As White notes “How people perform gestures varies, which makes it hard to detect intentional versus unintentional gestures. We’ve done a lot of research into the right way of capturing things, recording a bunch of people doing things, and then outputting code to use with events.” It’s an approach that works well for iconic gestures, like golf swings or soccer kicks. Machine learning captures the common elements of a gesture, and produces generalized code that can be used with a wide cross section of users.
There are other issues, among them the problem of dealing with gestures in a 3D space. It might seem logical to bring two-handed touch gestures to 3D, but they’re both uncomfortable for the user and hard for software to recognize. What’s needed is a system that’s adaptive enough to handle natural actions, which can mean that once you have a target, you need to give users feedback – like the butterflies in the Amana system. It’s an approach White characterizes as “First you establish intent, and then you pull into the ‘pit of success’”.

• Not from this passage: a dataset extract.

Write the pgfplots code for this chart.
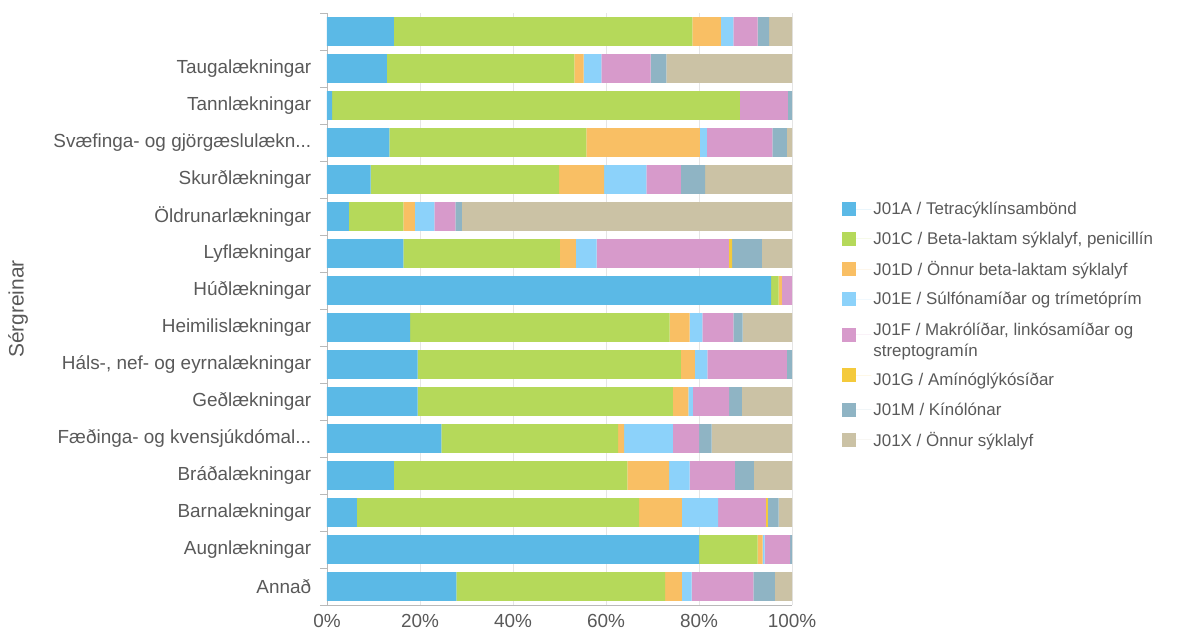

One example of how Kinect for Windows handles this is its hand state recognition, which uses an open hand and closed fist as a tool for gripping and grabbing objects. The SDK adds what can best be thought of as rails for pulling an object in and out of a plane once grabbed. It’s a simpler set of interactions than you might get from a touch UI, but it lets you handle the same tasks.
White sees Kinect for Windows as pioneering a new set of human interfaces models, “For installations, it’s a pattern of attraction, then engagement and interaction – and finally a transaction.” While much of that was pioneered with the original Kinect, the new hardware and new SDK make the system more usable. “We’ve increased the resolution, and added more feedback loops”, White notes. “Take the skeletal tacking tools. We’ve improved how we model joints, which makes it better for physical therapy applications.”

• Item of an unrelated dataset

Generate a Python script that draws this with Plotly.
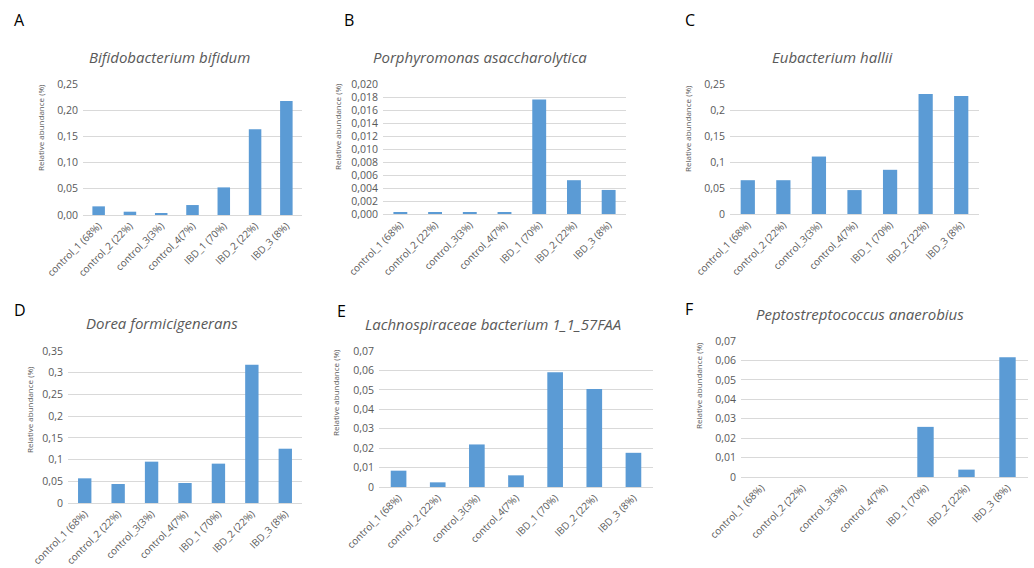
import plotly.graph_objects as go

categories = ["control_1 (68%)", "control_2 (22%)", "control_3(3%)", "control_4(7%)",
              "IBD_1 (70%)", "IBD_2 (22%)", "IBD_3 (8%)"]

titles = ["Bifidobacterium bifidum", "Porphyromonas asaccharolytica", "Eubacterium hallii",
          "Dorea formicigenerans", "Lachnospiraceae bacterium 1_1_57FAA", "Peptostreptococcus anaerobius"]
letters = ["A", "B", "C", "D", "E", "F"]

vals_a = [0.0165, 0.0063, 0.0038, 0.019, 0.0527, 0.1637, 0.2176]
vals_b = [0.0003, 0.0003, 0.0003, 0.0003, 0.0176, 0.0052, 0.0037]
vals_c = [0.065, 0.065, 0.1105, 0.046, 0.085, 0.231, 0.227]
vals_d = [0.0568, 0.0437, 0.0952, 0.046, 0.0906, 0.3185, 0.125]
vals_e = [0.0084, 0.0024, 0.0219, 0.006, 0.059, 0.0505, 0.0176]
vals_f = [0.0, 0.0, 0.0, 0.0, 0.0258, 0.0038, 0.0617]

ticks_a = [0, 0.05, 0.10, 0.15, 0.20, 0.25]
labels_a = ["0,00", "0,05", "0,10", "0,15", "0,20", "0,25"]
ticks_b = [0, 0.002, 0.004, 0.006, 0.008, 0.010, 0.012, 0.014, 0.016, 0.018, 0.020]
labels_b = ["0,000", "0,002", "0,004", "0,006", "0,008", "0,010", "0,012", "0,014", "0,016", "0,018", "0,020"]
ticks_c = [0, 0.05, 0.1, 0.15, 0.2, 0.25]
labels_c = ["0", "0,05", "0,1", "0,15", "0,2", "0,25"]
ticks_d = [0, 0.05, 0.1, 0.15, 0.2, 0.25, 0.3, 0.35]
labels_d = ["0", "0,05", "0,1", "0,15", "0,2", "0,25", "0,3", "0,35"]
ticks_e = [0, 0.01, 0.02, 0.03, 0.04, 0.05, 0.06, 0.07]
labels_e = ["0", "0,01", "0,02", "0,03", "0,04", "0,05", "0,06", "0,07"]
ticks_f = ticks_e
labels_f = labels_e

ytitle = "Relative abundance (%)"

W, H = 1034, 568
# panel plot-area boxes in pixels: x0, x1, ytop, ybottom
boxes = [(83, 302, 84, 215), (383, 626, 84, 214), (730, 979, 84, 214),
         (68, 302, 351, 503), (379, 653, 351, 487), (741, 1028, 341, 477)]
title_pos = [(169, 57), (480, 57), (832, 57), (162, 323), (493, 324), (860, 314)]
letter_pos = [(19, 20), (349, 20), (690, 20), (20, 310), (341, 311), (689, 309)]
ytitle_pos = [(40, 128), (338, 127), (687, 129), (29, 410), (335, 393), (698, 386)]

series = [vals_a, vals_b, vals_c, vals_d, vals_e, vals_f]
tickv = [ticks_a, ticks_b, ticks_c, ticks_d, ticks_e, ticks_f]
tickt = [labels_a, labels_b, labels_c, labels_d, labels_e, labels_f]

FONT = "Open Sans"
GREY = "#595959"
fig = go.Figure()
layout = dict(width=W, height=H, margin=dict(l=0, r=0, t=0, b=0, autoexpand=False),
              paper_bgcolor="white", plot_bgcolor="white", showlegend=False,
              bargap=0.6, font=dict(family=FONT, color=GREY))
annotations = []
for i in range(6):
    n = "" if i == 0 else str(i + 1)
    fig.add_trace(go.Bar(x=categories, y=series[i], marker=dict(color="#5B9BD5", line=dict(width=0)),
                         xaxis="x" + n, yaxis="y" + n, hoverinfo="x+y"))
    x0, x1, yt, yb = boxes[i]
    layout["xaxis" + n] = dict(domain=[x0 / W, x1 / W], anchor="y" + n, tickangle=-45,
                               tickfont=dict(size=10, color=GREY, family=FONT), showgrid=False,
                               showline=True, linecolor="#D9D9D9", linewidth=1, ticks="",
                               automargin=False, fixedrange=True)
    rmax = tickv[i][-1]
    layout["yaxis" + n] = dict(domain=[1 - yb / H, 1 - yt / H], anchor="x" + n, range=[0, rmax],
                               tickvals=tickv[i], ticktext=tickt[i], showgrid=True,
                               gridcolor="#D9D9D9", gridwidth=1, zeroline=False, showline=False,
                               tickfont=dict(size=10.5, color=GREY, family=FONT), ticks="",
                               ticklabelstandoff=4, automargin=False, fixedrange=True)
    tx, ty = title_pos[i]
    annotations.append(dict(x=tx / W, y=1 - ty / H, xref="paper", yref="paper", text="<i>" + titles[i] + "</i>",
                            showarrow=False, xanchor="center", yanchor="middle",
                            font=dict(size=15, color=GREY, family=FONT)))
    lx, ly = letter_pos[i]
    annotations.append(dict(x=lx / W, y=1 - ly / H, xref="paper", yref="paper", text=letters[i],
                            showarrow=False, xanchor="center", yanchor="middle",
                            font=dict(size=16, color="black", family=FONT)))
    ax, ay = ytitle_pos[i]
    annotations.append(dict(x=ax / W, y=1 - ay / H, xref="paper", yref="paper", text=ytitle,
                            showarrow=False, xanchor="center", yanchor="middle", textangle=-90,
                            font=dict(size=8, color=GREY, family=FONT)))
layout["annotations"] = annotations
fig.update_layout(**layout)
fig.write_html("out.html", config={"displayModeBar": False},
               post_script="document.body.style.margin='0';document.body.style.overflow='hidden';")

Another big change with the latest release is the number of apps that can use a sensor at the same time. With Kinect v1, only one app could access the camera. That changes with v2, and any number of apps and components can work at the same time. An interactive store display like Amana’s can be using the same sensor to both analyze store traffic and run the customer interactions.
Microsoft is also taking Kinect v2 outside the traditional Windows developer ecosystem, adding support for the Unity game engine. There’s a lot of scope for using a high level tool like Unity to build interactions, as White points out, “Many interactive experiences look like simple games.” With Unity being used as a visualization engine, adding 3D interactions makes a lot of sense as a way of providing room scale and multi-user support for a new generation of large wall screens.
Kinect isn’t just a novelty. It’s a sign of how we’re extending our development models and interfaces into the physical world. Natural user interfaces are complex things, building on cultural and individual responses. They rely on new hardware and new ways of development mixing automated code generation and familiar APIs. Microsoft CEO Satya Nadella talks about a world of “ubiquitous computing and ambient intelligence”. It’s a big vision, and one that’s driven much of the last couple of decades of computing research. It’s technologies like these that are making the foundations of tomorrow.